Sterling strength weighs on UK prices: Grain market daily

Friday, 15 December 2023

Market commentary

  • Exchange rates were an important factor for wheat markets yesterday. As a result of the stronger euro and pound against the US dollar (more below), European wheat prices fell while the US markets rose.
  • Chicago wheat futures (May-24) gained $3.40/t to $229.90/t supported by a weaker US dollar, buying by speculative traders and strong trade data. The weekly trade data was the strongest on record due to the inclusion of previously announced sales to China.
  • Meanwhile, in UK feed wheat futures, the May-24 contract fell £0.60/t to close at £194.50/t, while the Nov-24 contract fell £0.25/t to £207.00/t. The Paris wheat futures May-24 contract fell €4.00/t to €228.50/t.
  • May-24 Paris rapeseed futures lost €3.50/t yesterday to close at €435.00/t (approx. £374.00/t), while the Nov-24 contract lost €5.25/t to €439.00/t (approx. £377.50/t). This contrasted with small gains for Chicago soybean futures on the back of worries about Brazilian weather and strong demand for US soyabeans. The USDA reported an export sale of 400 Kt yesterday, with industry crush data expected later today.

Sterling strength weighs on UK prices

UK and Paris wheat futures prices fell under pressure from exchange rate changes yesterday, despite price rises in the US markets. Both the euro and pound reached multi-month highs against the US dollar, which pushed on European prices. In contrast, the weaker US dollar added to support for US prices.

Chart showing sterling and the euro at the highest levels against the US dollar since early-August

The key factor supporting sterling was the Bank of England (BoE) holding interest rates unchanged for the third time a row at 5.25%. The BoE also indicated that need to stay high for ‘sufficiently long’ to return inflation to the bank’s target. Similarly, the European Central Bank held interest rates across the eurozone at 4.5%, while warning that inflation was likely to pick up in the months ahead.

Although the US Federal Reserve also kept its interest rate stable, the messaging was very different as the Chair indicated that rate cuts could be ahead in 2024. This tone of message wasn’t expected, which triggered a weakening in the US dollar.

Euro not helping EU exports

A stronger currency and exchange rate make that country’s products less competitive on export markets compared to other sources. As a result of the stronger euro, Paris wheat futures prices came under pressure yesterday. EU-27 exports are already struggling against cheaper Black Sea supplies. The latest data offered no respite, with total wheat exports by 10 December still 14% behind last year’s pace.

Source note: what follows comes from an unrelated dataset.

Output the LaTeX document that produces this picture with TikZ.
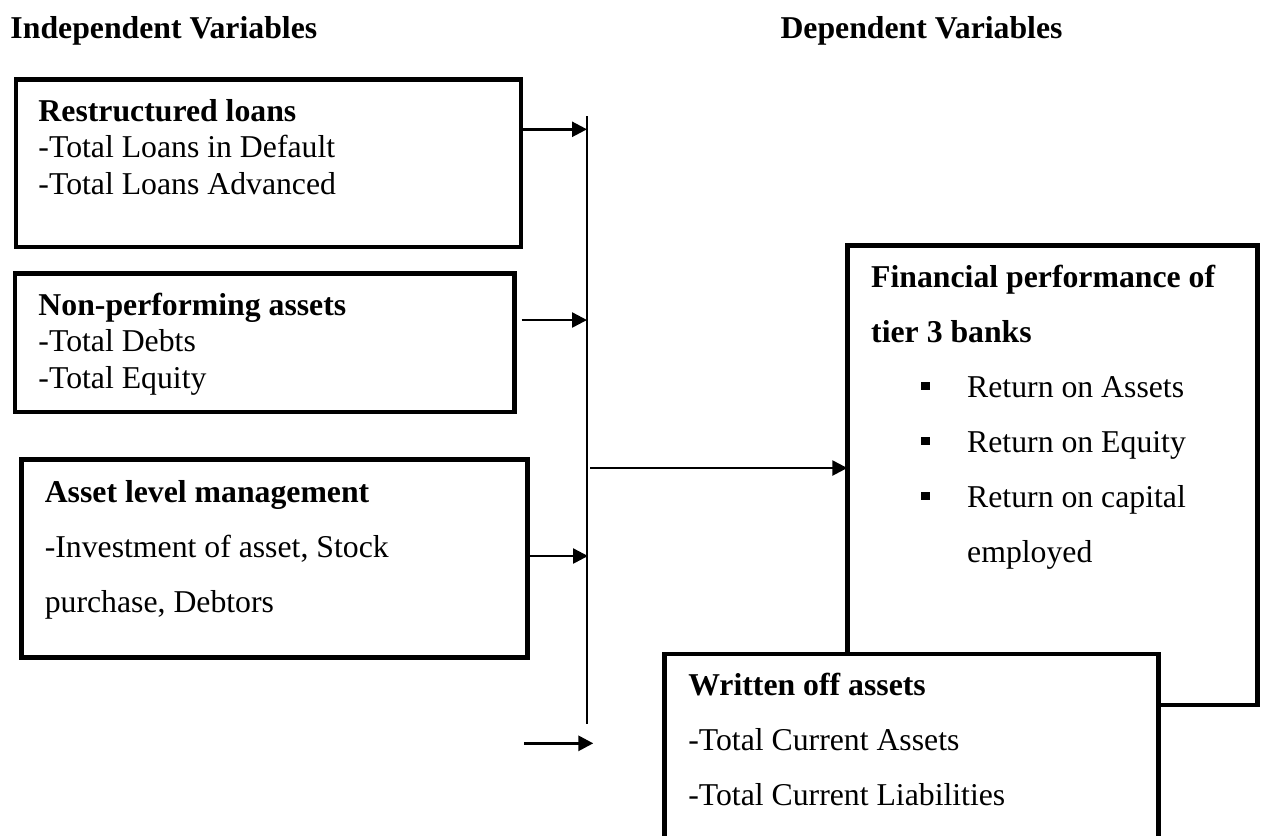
\documentclass[tikz,border=0pt]{standalone}
\usepackage{fontspec}
\setmainfont{Liberation Serif}
\usepackage{tikz}
\usetikzlibrary{arrows.meta,positioning}
\tikzstyle{varbox}=[draw, line width=1.8pt, rectangle, inner sep=0pt, outer sep=0pt, anchor=north west]
\tikzstyle{whitebox}=[varbox, fill=white]
\tikzstyle{tightlines}=[anchor=north west, inner sep=0pt, align=left, font=\fontsize{12.7}{14.6}\selectfont]
\tikzstyle{widelines}=[tightlines, font=\fontsize{12.7}{22}\selectfont]
\tikzstyle{heading}=[anchor=base west, inner sep=0pt, font=\fontsize{12.7}{14.6}\selectfont\bfseries]
\tikzstyle{feed}=[line width=1pt, -{Triangle[length=6pt,width=6pt]}]
\newcommand{\sqbullet}{\hspace*{20pt}\rule[2.7pt]{3.6pt}{3.4pt}\hspace*{14.8pt}}

\begin{document}
\begin{tikzpicture}[x=0.4pt,y=-0.4pt]
	\clip (0,0) rectangle (1263,835);
	\node[heading] (indep) at (10,38.3) {Independent Variables};
	\node[heading] (dep) at (780,38.3) {Dependent Variables};
	\node[varbox, minimum width=202pt, minimum height=67pt] (loans) at (16,79.5) {};
	\node[tightlines] (loanstext) at (38,95) {\strut\textbf{Restructured loans}\\-Total Loans in Default\\-Total Loans Advanced};
	\node[varbox, minimum width=199.8pt, minimum height=55.4pt] (npa) at (15,273.5) {};
	\node[tightlines] (npatext) at (38,289.4) {\strut\textbf{Non-performing assets}\\-Total Debts\\-Total Equity};
	\node[varbox, minimum width=202.4pt, minimum height=79.2pt] (assetmgmt) at (21.7,459.5) {};
	\node[widelines] (assetmgmttext) at (44.3,463.2) {\strut\textbf{Asset level management}\\-Investment of asset, Stock\\purchase, Debtors};
	\node[varbox, minimum width=164pt, minimum height=183.7pt] (perf) at (847.3,245.7) {};
	\node[widelines] (perftext) at (870.7,248.2) {\strut\textbf{Financial performance of}\\\textbf{tier 3 banks}\\\sqbullet Return on Assets\\\sqbullet Return on Equity\\\sqbullet Return on capital\\\hspace*{38.4pt}employed};
	\node[whitebox, minimum width=197.6pt, minimum height=100pt] (written) at (664.7,654) {};
	\node[widelines] (writtentext) at (687.8,656.5) {\strut\textbf{Written off assets}\\-Total Current Assets\\-Total Current Liabilities};
	\coordinate (bartop) at (587,116);
	\coordinate (barbot) at (587,724);
	\draw[line width=0.7pt] (bartop) -- (barbot);
	\coordinate (in1) at (587,129.3);
	\coordinate (in2) at (587,320);
	\coordinate (in3) at (588,556);
	\coordinate (out) at (590,468);
	\draw[feed] (in1 -| loans.east) -- (in1);
	\draw[feed] ([xshift=2.8pt]in2 -| npa.east) -- (in2);
	\draw[feed] (in3 -| assetmgmt.east) -- (in3);
	\draw[feed] (out) -- (out -| perf.west);
	\coordinate (loosestart) at (524.3,743.3);
	\coordinate (looseend) at (593.3,743.3);
	\draw[feed, line width=1.2pt] (loosestart) -- (looseend);
\end{tikzpicture}
\end{document}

If the euro remains stronger against the US dollar, it won’t help the struggling export pace, which is turn could well continue to weigh on prices. The issue will be could the size of the potential build-up of stock in 2023/24. Although there are indications of lower wheat plantings in France for the 2024/25 season, larger stocks could at least partly offset any potential dip in production.

If there is pressure on Paris wheat futures, this is likely to filter through the UK prices.

Stronger sterling to keep UK imports higher?

Although UK wheat prices are closer to attracting imports than exports, exchange rates are still important to UK competitiveness. Stronger sterling makes imports more attractive at the same price point. If sterling remains strong against the US dollar going forward, it could keep stronger grain imports. However, the strength of the pound against the euro will also be important as the eurozone remains an important supplier of grain to the UK.

The latest HRMC trade data out yesterday, shows the pace of UK wheat imports remained strong in October, with a further 165 Kt imported. This takes the 2023/24 season to date total (Jul – Oct) to 581 Kt, 20% more than the first four months of last season. Total wheat imports this season are expected to be 6% higher at 1.43 Mt.

Maize imports also picked up in October at 148 Kt from 136 Kt in September, although the year-to-date total is still 19% behind last season’s pace. Total 2023/24 imports are forecast to rise 7% year-on-year, so this pace needs to be monitored. 

Oat (and to a lesser extent barley) exports so far are stronger than might be expected given the smaller crop sizes. However, this is likely linked to the lower quality availability in mainland Europe. The strength of sterling, particularly against the euro, may impact the pace of these exports in the months ahead. Meanwhile, wheat exports remained slow in October, with just 20 Kt shipped.